Is This Wrong? Variable Annuities for the Terminally Ill

Variable annuities are sold by insurance companies as an investment vehicle. They are similar to 401 (k) plans. An individual invests money by purchasing the annuity which have a death benefit. Insurer’s typically guarantee that the investor’s beneficiaries will get back the amount invested plus a built-in interest return. The best part of the annuity is that it is guaranteed. Even if the market tanks, the insurer is on the hook for the full amount invested.

Enter the enterprising lawyer. Joseph Caramadre, an estate lawyer in Rhode Island decided he would try to game the annuity market. He ran ads and recruited terminally ill people that he would pair with investors. The investor would put up the money, the annuity would be purchased by the sick person and both would make money.

An article about this practice can be found here.

What do you think? Macabre? Bizarre? Morbid? Just good business? A smart loophole?

One thought on “Is This Wrong? Variable Annuities for the Terminally Ill

  1. I’m not prepared to comment on the legality or illegality of these transactions as I am no lawyer myself. Instead I will simply point out that it is the responsibility of an insurance company issuing a life insurance contract to underwrite the transaction before the contract is issued.

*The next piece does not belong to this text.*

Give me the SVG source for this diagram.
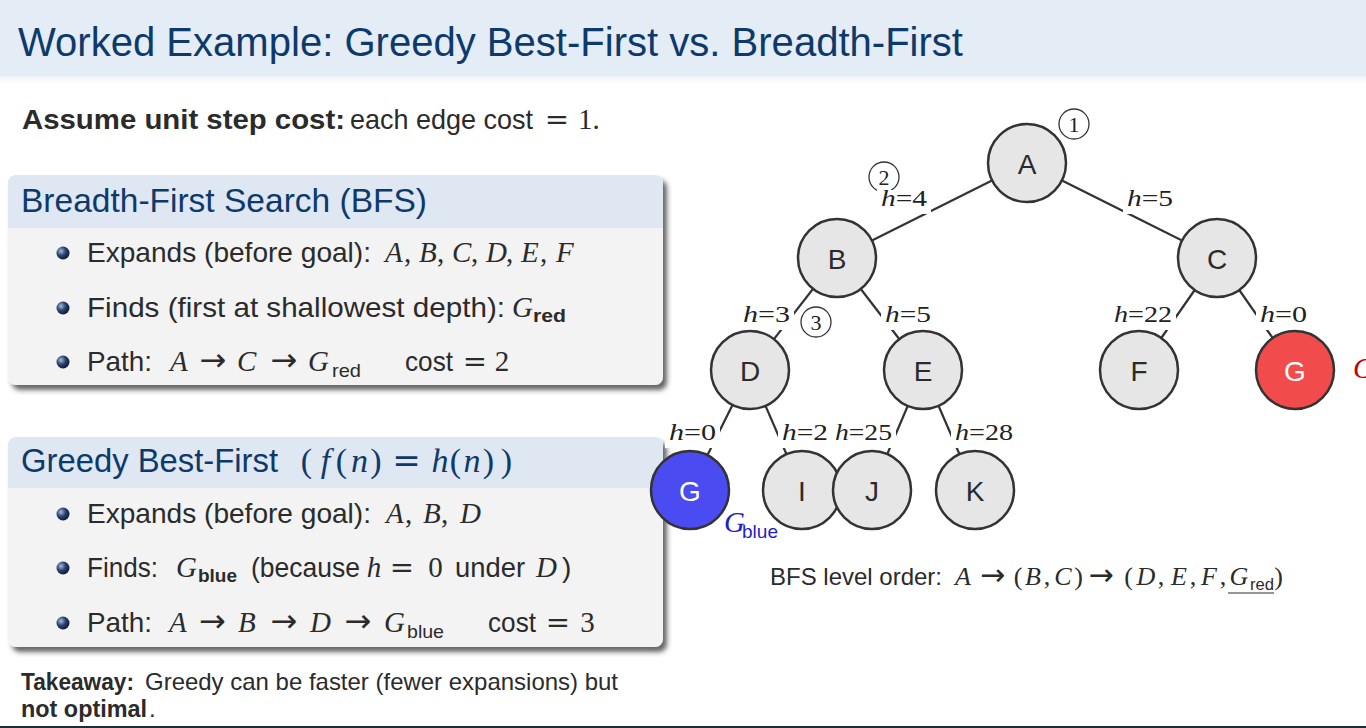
<svg xmlns="http://www.w3.org/2000/svg" width="1366" height="728" viewBox="0 0 1366 728">
<defs>
<style>
.sans{font-family:"Liberation Sans",Arial,sans-serif}
.serif{font-family:"Liberation Serif","DejaVu Serif",serif}
.sym{font-family:"DejaVu Sans","Liberation Sans",sans-serif;text-anchor:middle}
.c{text-anchor:middle}
.it{font-style:italic}
.bd{font-weight:bold}
.txt{fill:#2b2b2b}
.ttl{fill:#0d3a6b}
.b28{font-size:28px}
.m29{font-size:29px}
.sub{font-size:19px}
.gray{fill:#e6e6e6;stroke:#333;stroke-width:2.5}
.nl{font-family:"Liberation Sans",Arial,sans-serif;font-size:28px;fill:#2b2b2b;text-anchor:middle}
.edge{stroke:#333;stroke-width:2.2}
.lbl{font-family:"Liberation Serif","DejaVu Serif",serif;font-size:24px;fill:#222}
.lblbg{fill:#fff}
.num circle{fill:none;stroke:#333;stroke-width:1.3}
.num text{font-family:"Liberation Serif","DejaVu Serif",serif;font-size:22px;text-anchor:middle;fill:#222}
.ball{fill:url(#ball)}
</style>
<radialGradient id="ball" cx="0.35" cy="0.35" r="0.7">
<stop offset="0" stop-color="#a9bbdc"/>
<stop offset="0.5" stop-color="#2a4270"/>
<stop offset="1" stop-color="#0b1833"/>
</radialGradient>
<linearGradient id="barfade" x1="0" y1="0" x2="0" y2="1">
<stop offset="0" stop-color="#eef2f8"/>
<stop offset="1" stop-color="#ffffff"/>
</linearGradient>
<filter id="shadow" x="-5%" y="-5%" width="115%" height="125%">
<feDropShadow dx="4" dy="5" stdDeviation="2.5" flood-color="#333" flood-opacity="0.75"/>
</filter>
</defs>
<rect width="1366" height="728" fill="#fff"/>

<g id="titlebar">
<rect x="0" y="0" width="1366" height="76" fill="#e4ecf6"/>
<rect x="0" y="76" width="1366" height="8" fill="url(#barfade)"/>
<text x="18" y="56" class="sans ttl" font-size="40" textLength="945" lengthAdjust="spacingAndGlyphs">Worked Example: Greedy Best-First vs. Breadth-First</text>
</g>

<g id="assume">
<text x="22" y="129" class="sans txt bd b28" textLength="323" lengthAdjust="spacingAndGlyphs">Assume unit step cost:</text>
<text x="350" y="129" class="sans txt b28" textLength="183" lengthAdjust="spacingAndGlyphs">each edge cost</text>
<text x="557" y="129" class="sym txt" font-size="29">=</text>
<text x="578" y="129" class="serif txt m29">1.</text>
</g>

<g id="block-bfs">
<rect x="8" y="175" width="655" height="210" rx="8" fill="#f3f3f3" filter="url(#shadow)"/>
<path d="M8,228 V183 A8,8 0 0 1 16,175 H655 A8,8 0 0 1 663,183 V228 Z" fill="#dfe7f3"/>
<text x="21" y="212" class="sans ttl" font-size="34" textLength="406" lengthAdjust="spacingAndGlyphs">Breadth-First Search (BFS)</text>
<circle class="ball" cx="63" cy="253" r="6.5"/>
<circle class="ball" cx="63" cy="308" r="6.5"/>
<circle class="ball" cx="63" cy="362" r="6.5"/>
<text x="87" y="262" class="sans txt b28" textLength="284" lengthAdjust="spacingAndGlyphs">Expands (before goal):</text>
<text y="262" class="serif txt m29"><tspan x="385" class="it">A</tspan><tspan x="404">,</tspan><tspan x="419" class="it">B</tspan><tspan x="437">,</tspan><tspan x="452" class="it">C</tspan><tspan x="471">,</tspan><tspan x="486" class="it">D</tspan><tspan x="506">,</tspan><tspan x="521" class="it">E</tspan><tspan x="540">,</tspan><tspan x="556" class="it">F</tspan></text>
<text x="87" y="317" class="sans txt b28" textLength="418" lengthAdjust="spacingAndGlyphs">Finds (first at shallowest depth):</text>
<text x="512" y="317" class="serif txt m29 it">G</text>
<text x="533" y="322" class="sans txt sub bd" textLength="33" lengthAdjust="spacingAndGlyphs">red</text>
<text x="87" y="371" class="sans txt b28" textLength="65" lengthAdjust="spacingAndGlyphs">Path:</text>
<text x="170" y="371" class="serif txt m29 it">A</text>
<text x="213" y="371" class="sym txt" font-size="32">→</text>
<text x="237" y="371" class="serif txt m29 it">C</text>
<text x="284" y="371" class="sym txt" font-size="32">→</text>
<text x="308" y="371" class="serif txt m29 it">G</text>
<text x="332" y="377" class="sans txt sub" textLength="29" lengthAdjust="spacingAndGlyphs">red</text>
<text x="405" y="371" class="sans txt b28" textLength="48" lengthAdjust="spacingAndGlyphs">cost</text>
<text x="475" y="371" class="sym txt" font-size="29">=</text>
<text x="502" y="371" class="serif txt m29 c">2</text>
</g>

<g id="block-greedy">
<rect x="8" y="437" width="655" height="210" rx="8" fill="#f3f3f3" filter="url(#shadow)"/>
<path d="M8,488 V445 A8,8 0 0 1 16,437 H655 A8,8 0 0 1 663,445 V488 Z" fill="#dfe7f3"/>
<text x="21" y="472" class="sans ttl" font-size="34" textLength="257" lengthAdjust="spacingAndGlyphs">Greedy Best-First</text>
<text y="472" class="serif ttl c" font-size="34"><tspan x="306.5">(</tspan><tspan x="325.5" class="it">f</tspan><tspan x="341.5">(</tspan><tspan x="359.5" class="it">n</tspan><tspan x="376">)</tspan><tspan x="440" class="it">h</tspan><tspan x="455.5">(</tspan><tspan x="472" class="it">n</tspan><tspan x="488.5">)</tspan><tspan x="506.5">)</tspan></text>
<text x="406.5" y="472" class="sym ttl" font-size="34">=</text>
<circle class="ball" cx="63" cy="514" r="6.5"/>
<circle class="ball" cx="63" cy="568" r="6.5"/>
<circle class="ball" cx="63" cy="623" r="6.5"/>
<text x="87" y="523" class="sans txt b28" textLength="284" lengthAdjust="spacingAndGlyphs">Expands (before goal):</text>
<text y="523" class="serif txt m29"><tspan x="386" class="it">A</tspan><tspan x="405">,</tspan><tspan x="423" class="it">B</tspan><tspan x="441">,</tspan><tspan x="460" class="it">D</tspan></text>
<text x="87" y="577" class="sans txt b28" textLength="71" lengthAdjust="spacingAndGlyphs">Finds:</text>
<text x="176" y="577" class="serif txt m29 it">G</text>
<text x="198" y="582" class="sans txt sub bd" textLength="39" lengthAdjust="spacingAndGlyphs">blue</text>
<text x="251" y="577" class="sans txt b28" textLength="109" lengthAdjust="spacingAndGlyphs">(because</text>
<text x="374" y="577" class="serif txt m29 it c">h</text>
<text x="402" y="577" class="sym txt" font-size="29">=</text>
<text x="435.5" y="577" class="serif txt m29 c">0</text>
<text x="455" y="577" class="sans txt b28" textLength="70" lengthAdjust="spacingAndGlyphs">under</text>
<text x="536" y="577" class="serif txt m29 it">D</text>
<text x="562" y="577" class="sans txt b28">)</text>
<text x="87" y="632" class="sans txt b28" textLength="65" lengthAdjust="spacingAndGlyphs">Path:</text>
<text x="169" y="632" class="serif txt m29 it">A</text>
<text x="212.5" y="632" class="sym txt" font-size="32">→</text>
<text x="238" y="632" class="serif txt m29 it">B</text>
<text x="284" y="632" class="sym txt" font-size="32">→</text>
<text x="310" y="632" class="serif txt m29 it">D</text>
<text x="358" y="632" class="sym txt" font-size="32">→</text>
<text x="384" y="632" class="serif txt m29 it">G</text>
<text x="407" y="638" class="sans txt sub" textLength="37" lengthAdjust="spacingAndGlyphs">blue</text>
<text x="488" y="632" class="sans txt b28" textLength="48" lengthAdjust="spacingAndGlyphs">cost</text>
<text x="558" y="632" class="sym txt" font-size="29">=</text>
<text x="587.5" y="632" class="serif txt m29 c">3</text>
</g>

<g id="takeaway">
<text x="21" y="690" class="sans txt bd" font-size="24" textLength="113" lengthAdjust="spacingAndGlyphs">Takeaway:</text>
<text x="145" y="690" class="sans txt" font-size="24" textLength="473" lengthAdjust="spacingAndGlyphs">Greedy can be faster (fewer expansions) but</text>
<text x="21" y="717" class="sans txt bd" font-size="24" textLength="126" lengthAdjust="spacingAndGlyphs">not optimal</text>
<text x="149" y="717" class="sans txt" font-size="24">.</text>
</g>

<g id="connectors">
<line class="edge" x1="1027" y1="163" x2="837" y2="258"/>
<line class="edge" x1="1027" y1="163" x2="1217" y2="258"/>
<line class="edge" x1="837" y1="258" x2="750" y2="370"/>
<line class="edge" x1="837" y1="258" x2="923" y2="370"/>
<line class="edge" x1="1217" y1="258" x2="1139" y2="370"/>
<line class="edge" x1="1217" y1="258" x2="1295" y2="370"/>
<line class="edge" x1="750" y1="370" x2="690" y2="490"/>
<line class="edge" x1="750" y1="370" x2="802" y2="490"/>
<line class="edge" x1="923" y1="370" x2="872" y2="490"/>
<line class="edge" x1="923" y1="370" x2="975" y2="490"/>
</g>

<g id="order-marks" class="num">
<circle cx="1074" cy="124" r="15"/><text x="1074" y="132">1</text>
<circle cx="884" cy="177" r="15"/><text x="884" y="185">2</text>
<circle cx="816" cy="322" r="15"/><text x="816" y="330">3</text>
</g>

<g id="edge-labels">
<rect class="lblbg" x="877" y="190" width="54" height="24"/>
<text x="881" y="206" class="lbl" textLength="46" lengthAdjust="spacingAndGlyphs"><tspan class="it">h</tspan>=4</text>
<rect class="lblbg" x="1123" y="185" width="54" height="29"/>
<text x="1127" y="206" class="lbl" textLength="46" lengthAdjust="spacingAndGlyphs"><tspan class="it">h</tspan>=5</text>
<rect class="lblbg" x="739" y="301" width="55" height="29"/>
<text x="743" y="322" class="lbl" textLength="47" lengthAdjust="spacingAndGlyphs"><tspan class="it">h</tspan>=3</text>
<rect class="lblbg" x="881" y="301" width="54" height="29"/>
<text x="885" y="322" class="lbl" textLength="46" lengthAdjust="spacingAndGlyphs"><tspan class="it">h</tspan>=5</text>
<rect class="lblbg" x="1110" y="301" width="66" height="29"/>
<text x="1114" y="322" class="lbl" textLength="58" lengthAdjust="spacingAndGlyphs"><tspan class="it">h</tspan>=22</text>
<rect class="lblbg" x="1256" y="301" width="55" height="29"/>
<text x="1260" y="322" class="lbl" textLength="47" lengthAdjust="spacingAndGlyphs"><tspan class="it">h</tspan>=0</text>
<rect class="lblbg" x="665" y="419" width="55" height="29"/>
<text x="669" y="440" class="lbl" textLength="47" lengthAdjust="spacingAndGlyphs"><tspan class="it">h</tspan>=0</text>
<rect class="lblbg" x="778" y="419" width="54" height="29"/>
<text x="782" y="440" class="lbl" textLength="46" lengthAdjust="spacingAndGlyphs"><tspan class="it">h</tspan>=2</text>
<rect class="lblbg" x="831" y="419" width="65" height="29"/>
<text x="835" y="440" class="lbl" textLength="57" lengthAdjust="spacingAndGlyphs"><tspan class="it">h</tspan>=25</text>
<rect class="lblbg" x="951" y="419" width="66" height="29"/>
<text x="955" y="440" class="lbl" textLength="58" lengthAdjust="spacingAndGlyphs"><tspan class="it">h</tspan>=28</text>
</g>

<g id="node-A"><circle class="gray" cx="1027" cy="163" r="39"/><text class="nl" x="1027" y="174">A</text></g>
<g id="node-B"><circle class="gray" cx="837" cy="258" r="39"/><text class="nl" x="837" y="269">B</text></g>
<g id="node-C"><circle class="gray" cx="1217" cy="258" r="39"/><text class="nl" x="1217" y="269">C</text></g>
<g id="node-D"><circle class="gray" cx="750" cy="370" r="39"/><text class="nl" x="750" y="381">D</text></g>
<g id="node-E"><circle class="gray" cx="923" cy="370" r="39"/><text class="nl" x="923" y="381">E</text></g>
<g id="node-F"><circle class="gray" cx="1139" cy="370" r="39"/><text class="nl" x="1139" y="381">F</text></g>
<g id="node-G-red"><circle cx="1295" cy="370" r="39" fill="#f24b4b" stroke="#333" stroke-width="2.5"/><text class="nl" x="1295" y="381" style="fill:#fff">G</text>
<text x="1353" y="378" class="serif it" font-size="29" fill="#c00000">G</text></g>
<g id="node-G-blue"><circle cx="690" cy="490" r="39" fill="#4b4bf2" stroke="#333" stroke-width="2.5"/><text class="nl" x="690" y="501" style="fill:#fff">G</text>
<text x="724" y="532" class="serif it" font-size="29" fill="#1f1fc8">G</text><text x="742" y="538" class="sans" font-size="19" fill="#1f1fc8" textLength="36" lengthAdjust="spacingAndGlyphs">blue</text></g>
<g id="node-I"><circle class="gray" cx="802" cy="490" r="39"/><text class="nl" x="802" y="501">I</text></g>
<g id="node-J"><circle class="gray" cx="872" cy="490" r="39"/><text class="nl" x="872" y="501">J</text></g>
<g id="node-K"><circle class="gray" cx="975" cy="490" r="39"/><text class="nl" x="975" y="501">K</text></g>

<g id="bfs-order">
<text x="770" y="585" class="sans txt" font-size="24" textLength="172" lengthAdjust="spacingAndGlyphs">BFS level order:</text>
<text y="585" class="serif txt c" font-size="26"><tspan x="963" class="it">A</tspan><tspan x="1018">(</tspan><tspan x="1033" class="it">B</tspan><tspan x="1047">,</tspan><tspan x="1063" class="it">C</tspan><tspan x="1078.5">)</tspan><tspan x="1128.5">(</tspan><tspan x="1146" class="it">D</tspan><tspan x="1161">,</tspan><tspan x="1179" class="it">E</tspan><tspan x="1193">,</tspan><tspan x="1209" class="it">F</tspan><tspan x="1223">,</tspan><tspan x="1239" class="it">G</tspan><tspan x="1278.5">)</tspan></text>
<text x="992.5" y="585" class="sym txt" font-size="30">→</text>
<text x="1101" y="585" class="sym txt" font-size="30">→</text>
<text x="1250" y="590" class="sans txt" font-size="16" textLength="24" lengthAdjust="spacingAndGlyphs">red</text>
<line x1="1228" y1="593" x2="1274" y2="593" stroke="#2b2b2b" stroke-width="1.2"/>
</g>

<rect x="0" y="726" width="1366" height="2" fill="#1c2d3a"/>
</svg>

I think it is one thing to say that a question regarding the health status of the insured was asked and the applicant lied in response to such a question. It is entirely another thing if the question was never asked on the annuity application. The latter is routinely the case with annuity applications, although in some special instances, for example where the annuity premium exceeds $1 million, a secondary set of underwriting questions, including the health status of the proposed insured, are aoften sked.

    The presumption is when the question as to health status is NOT asked, the insurer acknowledges and accepts the risk that the health status may be substantially worse than for the contracts it would prefer to issue. That is the business of risk taking in which insurers choose to operate. It any event, it would seem to me that every insurer now complaining about this situation had the ability and the right to ask the health question on every application for a variable annuity with a guaranteed death benefit but intentionally chose not to do so, while understanding the risks that might be involved. You can’t have it both ways.

    Finally, this comment is not meant to suggest that outright fraud or illegal acts committed by an applicant in pursuit of the legitimate issuance of an annuity contract is condoned. Two wrongs do not make a right.